As I drove aimlessly around LA, I knew I had to be strong for the boys. It was the same feeling I had when I finally got enough nerve to divorce Bud. They were so upset. After all, their world had been shattered. I had to somehow act like the adult I was. Kira Nighthawk took over. She was strong and in control. She could hold back the tears, comfort the children, keep and eye out for car-jackers and devise a plan.
She tried to think of everyone she could call. Porsche was out of town, or she would have called her to begin with. When she came back, she gave me a key to her place so I would never be in such a position again. Debbie, the pregnant baby-sitter was already back home with her mother in upper state New York. My band rehearsed at a studio owned by a woman named Holly Thrasher. I had talked to her a few times and signed autographs on free 8 X10’s to her friends. I hoped she might be able to at least let us stay there for a few hours, if she was home.
She did better than that, she let us stay until our flight took off for Indiana! She was so generous and kind to my kids, she even provided baby-sitting when I had to go out. Later we took her on the road with us. The kids loved her.

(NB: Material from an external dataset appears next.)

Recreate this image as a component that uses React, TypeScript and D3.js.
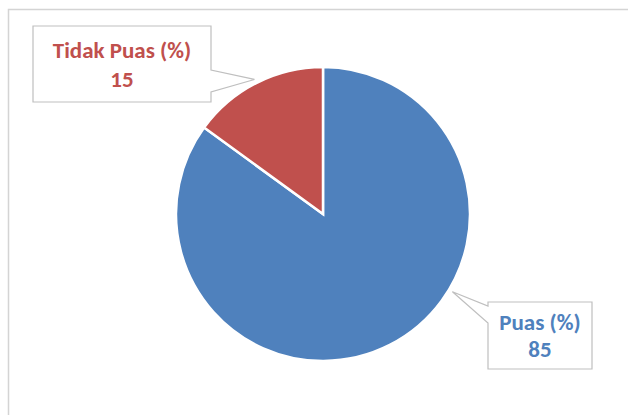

When we finally got back home it was quite an adjustment. I had done 3 R-rated movies, “Swingers”, “Killing Obsession” “The Wacky Adventures of Dr. Boris and Nurse Shirley”. I’d been on countless television shows as a result of being in the area, studied acting, singing, dancing and guitar playing with many different teachers and cut a CD. Now I had to go back home and put my dreams up on the shelf and count my financial losses. The children had a difficult time letting go of all their toys, desks and things they had out there, especially the pool and their dad!
MORE SUICIDES
I lost almost everything I had of my fan club in the earthquake, along with everything else. All the negatives and 8X10 photos I had both for sale and for making promotional kits for my agents to book me with were gone. Most importantly, the box with the cards of all the members and their addresses was totally destroyed. It took me well ov
er a year to get my fan club back up and running and I am sure there are some who think I abandoned them. It was amazing how many members wrote to me asking where I was and how come they had not gotten a newsletter recently. When my children were born, I got cards and gifts galore. Every holiday I am blessed with many greetings. My son’s birthdays are remembered, as is mine, but only one person asked if we were okay after the quake! What a death and catastrophe denying society this is! This is one reason why very few people heal properly from their emotional traumas.
It was not easy getting work on the road dancing when none of the club owners could get any recent photos of me to see what I looked like or put in the newspaper for advertising. New photos had to be shot, and all the known photographers for such photos live in LA or New York. I was stuck in Indiana so it was a difficult task.
Double Euphoric was doing well. We were regularly playing around LA and in Las Vegas. We opened for Blackfoot there and in some small towns in Utah. I always did radio interviews to promote my gigs and while doing one in Utah with Ricky Metlocke from Blackfoot, we ran into a small snag. We found out that some local people were going to protest the show and form a picket line across the main entrance to the venue. I had been waiting for something like this to happen. I wasn’t surprised that it was in Utah.
Ricky informed everyone on air that I had been opening for him since the beginning of his tour in LA and there was nothing obscene or indecent about my show. It was just plain rock and roll. He said if I didn’t play, he wouldn’t either. I was so surprised and honored that he stood up for me. I told the radio audience I hoped people could forgive my past and if they must judge me, to do so based on the present. We soon got word that there would be no problems at the show that night.